» **Stated task**: From the first line of the listing below, retype each line up to and including the one with "bar.set_visible(False)"; pictures stay out.

===== Stored data =====

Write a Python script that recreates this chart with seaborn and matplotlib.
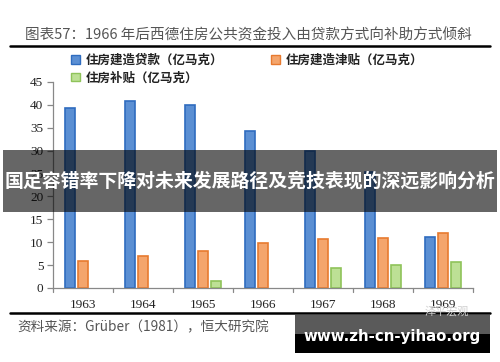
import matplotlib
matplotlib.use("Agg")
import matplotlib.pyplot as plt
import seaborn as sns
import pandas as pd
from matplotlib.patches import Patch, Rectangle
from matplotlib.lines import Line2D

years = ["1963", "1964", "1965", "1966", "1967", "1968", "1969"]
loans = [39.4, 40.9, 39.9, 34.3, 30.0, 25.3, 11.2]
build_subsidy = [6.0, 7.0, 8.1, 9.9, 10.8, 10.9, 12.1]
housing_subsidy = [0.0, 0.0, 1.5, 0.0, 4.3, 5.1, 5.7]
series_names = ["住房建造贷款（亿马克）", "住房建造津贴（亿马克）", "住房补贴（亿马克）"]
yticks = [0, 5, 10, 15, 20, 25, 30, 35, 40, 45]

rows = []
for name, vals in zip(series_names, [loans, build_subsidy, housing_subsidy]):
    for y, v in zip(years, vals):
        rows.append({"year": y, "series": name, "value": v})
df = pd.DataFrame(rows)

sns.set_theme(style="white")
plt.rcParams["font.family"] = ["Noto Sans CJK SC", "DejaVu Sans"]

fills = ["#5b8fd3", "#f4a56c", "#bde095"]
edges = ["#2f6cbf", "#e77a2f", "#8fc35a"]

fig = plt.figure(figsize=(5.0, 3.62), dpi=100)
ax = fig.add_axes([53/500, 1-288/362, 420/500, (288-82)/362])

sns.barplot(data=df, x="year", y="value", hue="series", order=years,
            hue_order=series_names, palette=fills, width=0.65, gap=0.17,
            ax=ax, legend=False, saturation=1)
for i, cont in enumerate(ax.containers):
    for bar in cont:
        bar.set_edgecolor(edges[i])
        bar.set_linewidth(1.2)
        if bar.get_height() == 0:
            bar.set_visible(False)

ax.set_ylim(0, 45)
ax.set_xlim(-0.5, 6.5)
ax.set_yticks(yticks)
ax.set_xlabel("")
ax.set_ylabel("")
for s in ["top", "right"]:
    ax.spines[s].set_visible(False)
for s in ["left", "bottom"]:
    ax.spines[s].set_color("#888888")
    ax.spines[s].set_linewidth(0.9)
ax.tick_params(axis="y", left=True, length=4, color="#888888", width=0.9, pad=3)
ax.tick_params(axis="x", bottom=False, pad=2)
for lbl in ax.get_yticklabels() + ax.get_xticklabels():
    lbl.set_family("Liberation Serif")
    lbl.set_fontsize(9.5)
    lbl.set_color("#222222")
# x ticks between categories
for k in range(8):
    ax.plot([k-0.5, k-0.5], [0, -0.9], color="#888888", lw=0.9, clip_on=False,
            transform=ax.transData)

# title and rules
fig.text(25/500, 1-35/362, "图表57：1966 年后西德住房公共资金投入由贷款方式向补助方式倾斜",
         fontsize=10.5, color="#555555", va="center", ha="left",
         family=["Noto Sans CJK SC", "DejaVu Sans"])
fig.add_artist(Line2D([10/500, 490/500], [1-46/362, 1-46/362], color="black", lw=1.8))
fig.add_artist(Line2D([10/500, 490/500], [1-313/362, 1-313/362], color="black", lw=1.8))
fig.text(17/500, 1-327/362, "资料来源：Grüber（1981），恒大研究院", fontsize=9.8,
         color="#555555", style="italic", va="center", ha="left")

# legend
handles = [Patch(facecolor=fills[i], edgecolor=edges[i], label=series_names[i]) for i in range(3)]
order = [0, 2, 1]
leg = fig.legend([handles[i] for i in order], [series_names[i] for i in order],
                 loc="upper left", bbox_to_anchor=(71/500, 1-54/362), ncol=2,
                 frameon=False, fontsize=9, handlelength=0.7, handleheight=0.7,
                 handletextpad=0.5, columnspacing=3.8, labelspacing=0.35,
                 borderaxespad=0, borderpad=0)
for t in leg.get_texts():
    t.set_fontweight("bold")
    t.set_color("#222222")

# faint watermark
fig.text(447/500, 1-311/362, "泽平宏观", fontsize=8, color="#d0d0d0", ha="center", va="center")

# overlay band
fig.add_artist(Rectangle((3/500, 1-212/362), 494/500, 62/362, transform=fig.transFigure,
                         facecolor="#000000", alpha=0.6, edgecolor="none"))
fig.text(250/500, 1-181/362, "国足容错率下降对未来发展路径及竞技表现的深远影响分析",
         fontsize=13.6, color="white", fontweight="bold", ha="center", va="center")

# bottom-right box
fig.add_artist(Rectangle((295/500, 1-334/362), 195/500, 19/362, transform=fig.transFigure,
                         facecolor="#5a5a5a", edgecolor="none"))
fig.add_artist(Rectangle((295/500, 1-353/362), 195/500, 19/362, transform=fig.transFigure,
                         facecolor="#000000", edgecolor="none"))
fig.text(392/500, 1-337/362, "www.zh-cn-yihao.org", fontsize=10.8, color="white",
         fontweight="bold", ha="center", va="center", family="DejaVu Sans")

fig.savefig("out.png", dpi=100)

=====

» **Problem solution**:
Write a Python script that recreates this chart with seaborn and matplotlib.
import matplotlib
matplotlib.use("Agg")
import matplotlib.pyplot as plt
import seaborn as sns
import pandas as pd
from matplotlib.patches import Patch, Rectangle
from matplotlib.lines import Line2D

years = ["1963", "1964", "1965", "1966", "1967", "1968", "1969"]
loans = [39.4, 40.9, 39.9, 34.3, 30.0, 25.3, 11.2]
build_subsidy = [6.0, 7.0, 8.1, 9.9, 10.8, 10.9, 12.1]
housing_subsidy = [0.0, 0.0, 1.5, 0.0, 4.3, 5.1, 5.7]
series_names = ["住房建造贷款（亿马克）", "住房建造津贴（亿马克）", "住房补贴（亿马克）"]
yticks = [0, 5, 10, 15, 20, 25, 30, 35, 40, 45]

rows = []
for name, vals in zip(series_names, [loans, build_subsidy, housing_subsidy]):
    for y, v in zip(years, vals):
        rows.append({"year": y, "series": name, "value": v})
df = pd.DataFrame(rows)

sns.set_theme(style="white")
plt.rcParams["font.family"] = ["Noto Sans CJK SC", "DejaVu Sans"]

fills = ["#5b8fd3", "#f4a56c", "#bde095"]
edges = ["#2f6cbf", "#e77a2f", "#8fc35a"]

fig = plt.figure(figsize=(5.0, 3.62), dpi=100)
ax = fig.add_axes([53/500, 1-288/362, 420/500, (288-82)/362])

sns.barplot(data=df, x="year", y="value", hue="series", order=years,
            hue_order=series_names, palette=fills, width=0.65, gap=0.17,
            ax=ax, legend=False, saturation=1)
for i, cont in enumerate(ax.containers):
    for bar in cont:
        bar.set_edgecolor(edges[i])
        bar.set_linewidth(1.2)
        if bar.get_height() == 0:
            bar.set_visible(False)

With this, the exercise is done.